Jack Knott, the C. Erwin and Ione L. Piper Dean and Professor at SPPD, explained that the Holt Professorship "focuses on the incredibly important role of communication in a democratic society and market-based economy." It was established by a gift from Holt and his wife Brooks.
Holt, a longtime member of the SPPD Board of Councilors and founding chairman and CEO of U.S. International Media, attended USC on a baseball scholarship and called it an honor to be able to give back.
"Whatever successes I've had in my life, I credit USC," he said after attending Guber's lecture, about which he added: "To sit in the presence of an industry icon and be informed and entertained at the same time is a rare event."
Guber's entertainment career started in 1968 at Columbia Pictures, where he quickly rose to studio chief. He went on to become chairman and CEO of Sony Pictures and in 1995 founded Mandalay Entertainment, which comprises movies, TV, professional sports and new media. Guber is also a professor of theatre, film and television at UCLA and hosts the AMC series Shootout.
Films for which Guber was producer or executive producer — including Rain Man, Batman, The Color Purple, Midnight Express and Flashdance — have earned more than $3 billion worldwide and garnered more than 50 Academy Award nominations. Despite these accomplishments, the media mogul chose to begin his lecture with examples of
"cataclysmic and highly public" failures: the unpopular Bonfire of the Vanities movie and a losing hockey team under the Mandalay banner.

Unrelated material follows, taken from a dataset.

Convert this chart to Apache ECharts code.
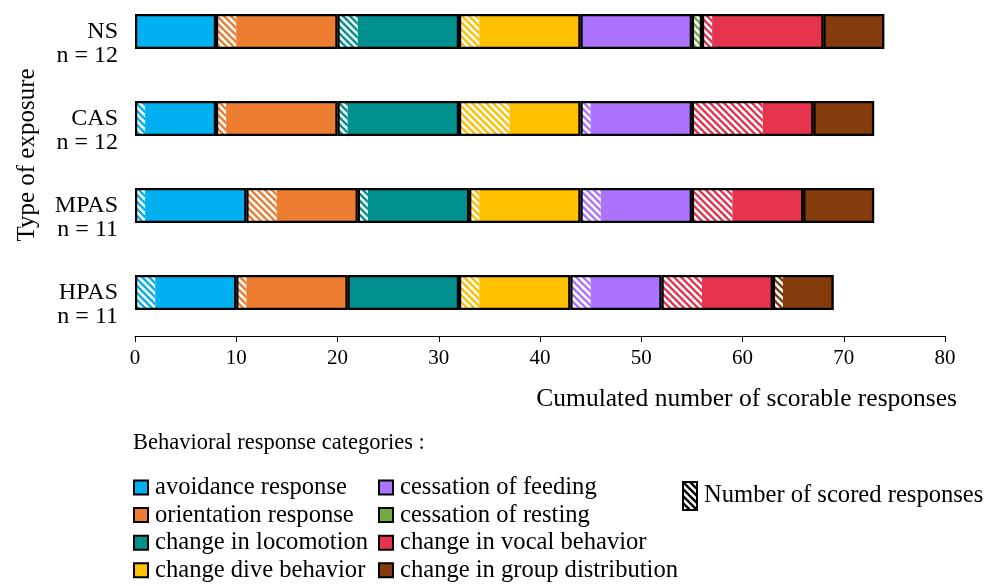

"Success and failure are millimeters apart," Guber said. When recently looking back on his 40-year career, Guber discovered the "game changer" is the "ability to tell oral stories to influence, empower and impassion others to believe and act with you."

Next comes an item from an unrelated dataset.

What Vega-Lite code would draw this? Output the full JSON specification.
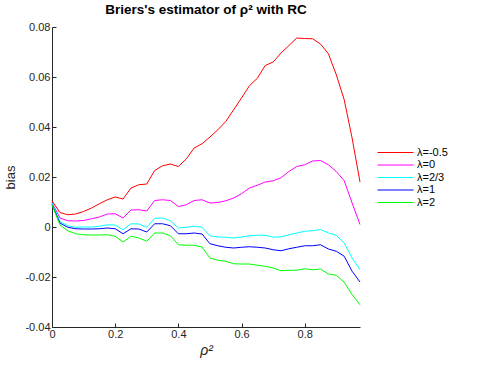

Whether you want to motivate someone to act with you, buy your brand or invest in your company, you have to "orally narrate your offering ... to make it memorable, resonant and actionable," Guber said. More importantly, he added, your story has to aim for the heart, not the head or wallet.
He called his approach "state-of-the-heart technologies" because it involves connecting with a person emotionally through a story that moves him to take action.
Practicing what he preached, Guber engaged the crowd with pure storytelling, catchy aphorisms and generous amounts of humor. With the energy of a motivational speaker, he guided audience members through the process of tapping into their storytelling power: knowing your audience, making your goal known upfront and motivating your audience with interesting, interactive content to join your mission.
To demonstrate the importance of vulnerability in motivating your audience, Guber shared a story about trying to convince a Warner Bros. CEO to go ahead with production of Gorillas in the Mist, a film the studio considered risky and expensive and was ready to cancel after two and a half years of work.
When his plea to give the vanishing apes a voice wasn't getting through, Guber laid on the floor in the CEO's office as a "failed gorilla" until the answer he got was yes.
Guber illustrated the importance of finding what interests your audience with an anecdote about Fidel Castro.
In the 1980s, Guber needed the Cuban dictator's permission to film an episode of Oceanquest, a documentary-style ocean exploration show, in Havana Harbor.
When Castro met him on a boat there with the crew and diving equipment standing by, Guber noticed his fascination with a huge tooth (which he showed the audience) from an extinct shark that was an ancestor of the great white and suggested that, like the fossil tooth, this show could be a reminder through the ages of Castro's stewardship of Havana Harbor.
Castro gave the go-ahead.
Though he also revealed "the power of narrative" with personal tales featuring Nelson Mandela and Muhammad Ali, Guber stressed that this leadership tool is within everyone.
"It is not something for Spielberg and Lucas alone. It is not something for Grisham alone," he said. "It's for anybody who wants to involve other people in their mission and their goal."